Seemed like a lot, to be honest.
Since then, I’ve been trying to see how low I can go without sacrificing my social relationships. Sure, I have internet friends — or, as I think of them, the people who live inside my phone. But I also stare at a laptop all day! And yes, I want to stay in touch with sources, friends, and family; that was the point of a phone when it was still a landline, after all.
But that landline comparison got me thinking. Even when I was a teenager and spent hours talking on the phone with my friends, I think I used it less than I do now. What is my life like if I stop treating my phone as an entertainment device and return to treating it as a tool?
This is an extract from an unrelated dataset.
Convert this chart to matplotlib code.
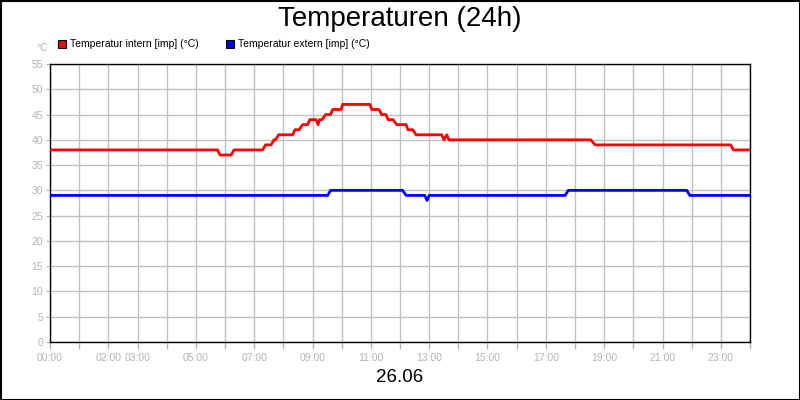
import matplotlib
matplotlib.use("Agg")
import matplotlib.pyplot as plt
from matplotlib.patches import Rectangle

plt.rcParams['font.family'] = ['Liberation Sans', 'DejaVu Sans']

# Data (time in hours, temperature in °C)
intern_t = [0, 5.74, 5.83, 6.21, 6.31, 7.29, 7.39, 7.58, 7.68, 7.73, 7.84, 8.32, 8.40, 8.54,
            8.66, 8.83, 8.91, 9.12, 9.19, 9.24, 9.33, 9.45, 9.62, 9.69, 9.98, 10.03, 10.97,
            11.03, 11.28, 11.37, 11.52, 11.59, 11.76, 11.89, 12.21, 12.27, 12.44, 12.55,
            13.43, 13.51, 13.60, 13.68, 18.54, 18.69, 23.34, 23.43, 24.0]
intern_v = [38, 38, 37, 37, 38, 38, 39, 39, 40, 40, 41, 41, 42, 42,
            43, 43, 44, 44, 43, 44, 44, 45, 45, 46, 46, 47, 47,
            46, 46, 45, 45, 44, 44, 43, 43, 42, 42, 41,
            41, 40, 41, 40, 40, 39, 39, 38, 38]

extern_t = [0, 9.52, 9.62, 12.09, 12.21, 12.85, 12.93, 13.0, 17.66, 17.77, 21.83, 21.94, 24.0]
extern_v = [29, 29, 30, 30, 29, 29, 28, 29, 29, 30, 30, 29, 29]

tick_hours = [0, 2, 3, 5, 7, 9, 11, 13, 15, 17, 19, 21, 23]
tick_labels = ["00:00", "02:00", "03:00", "05:00", "07:00", "09:00", "11:00", "13:00",
               "15:00", "17:00", "19:00", "21:00", "23:00"]
y_ticks = [0, 5, 10, 15, 20, 25, 30, 35, 40, 45, 50, 55]

series_names = ["Temperatur intern [imp] (°C)", "Temperatur extern [imp] (°C)"]
series_colors = ["#ff0000", "#0000ff"]

fig = plt.figure(figsize=(8, 4), dpi=100)
ax = fig.add_axes([50/800, 58/400, 700/800, 278/400])

ax.plot(intern_t, intern_v, color=series_colors[0], lw=2.0, solid_joinstyle='round', zorder=3)
ax.plot(extern_t, extern_v, color=series_colors[1], lw=2.0, solid_joinstyle='round', zorder=3)

ax.set_xlim(0, 24)
ax.set_ylim(0, 55)
hours = list(range(0, 25))
labels = [tick_labels[tick_hours.index(h)] if h in tick_hours else "" for h in hours]
ax.set_xticks(hours)
ax.set_xticklabels(labels)
ax.tick_params(axis='x', length=5, color='#b4b4b4', width=1, pad=3,
               labelsize=7.5, labelcolor='#b4b4b4')
ax.set_yticks(y_ticks)
ax.tick_params(axis='y', length=3, color='#b4b4b4', pad=2, labelsize=7.5, labelcolor='#b4b4b4')

ax.grid(True, which='major', color='#c0c0c0', lw=1)
ax.set_axisbelow(True)
for s in ax.spines.values():
    s.set_color('black')
    s.set_linewidth(1)

fig.text(0.5, 1 - 19/400, "Temperaturen (24h)", ha='center', va='center', fontsize=20)
fig.text(0.5, 1 - 378/400, "26.06", ha='center', va='center', fontsize=13.5)
fig.text(42/800, 1 - 48/400, "°C", ha='center', va='center', fontsize=7.5, color='#b4b4b4')

# legend
leg_x = [58, 226]
for i, name in enumerate(series_names):
    fig.patches.append(Rectangle((leg_x[i]/800, 1 - 48/400), 8/800, 8/400,
                                 transform=fig.transFigure, facecolor=series_colors[i],
                                 edgecolor='black', lw=0.8))
    fig.text((leg_x[i] + 12)/800, 1 - 44/400, name, ha='left', va='center', fontsize=7.5)

# outer border
fig.patches.append(Rectangle((0.5/800, 0.5/400), 799/800, 399/400, transform=fig.transFigure,
                             fill=False, edgecolor='black', lw=1.5))

fig.savefig("out.png", dpi=100)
This is the Phone Challenge: to use my phone as little as possible without sacrificing its real utility.
This approach has been pretty useful for me, actually! Look:
I still use my phone as a phone a lot! I prefer phone calls to video calls because I like to pace while I talk. Most of my phone calls with friends and family last from half an hour to an hour. Obviously, talking to sources is pretty important to me, and those calls are usually about half an hour each. This use is unlimited, because phone calls are the original point of owning a phone.
I don’t think I’m the only person who is reevaluating their relationship with social media. I’ve written before that I think the internet is rotting: Google Search is increasingly useless, which means that there’s a fire starting in the library of Alexandria; the archive material of ordinary human experience is beginning to vanish. For me, Twitter was the social media site where I made internet friends who became real-life friends; now that Elon Musk is attempting to create a super app, it’s less useful to me.
I’ve got other tailwinds on my little game. The endless login prompts that signify desperate attempts to create walled gardens disgust me and make it easier for me to simply close a tab. The increasing amount of AI glurge polluting the open web also makes me less sure I’m connecting with a person when I read something, and connecting with other people is the entire point of the internet for me.
Obviously, this has been on my mind for a while. But as the era of Web 2.0 is ending, I feel I have a golden opportunity to try something new. I haven’t thought seriously about my smartphone use since I got a BlackBerry in 2008. This is as good a time as any!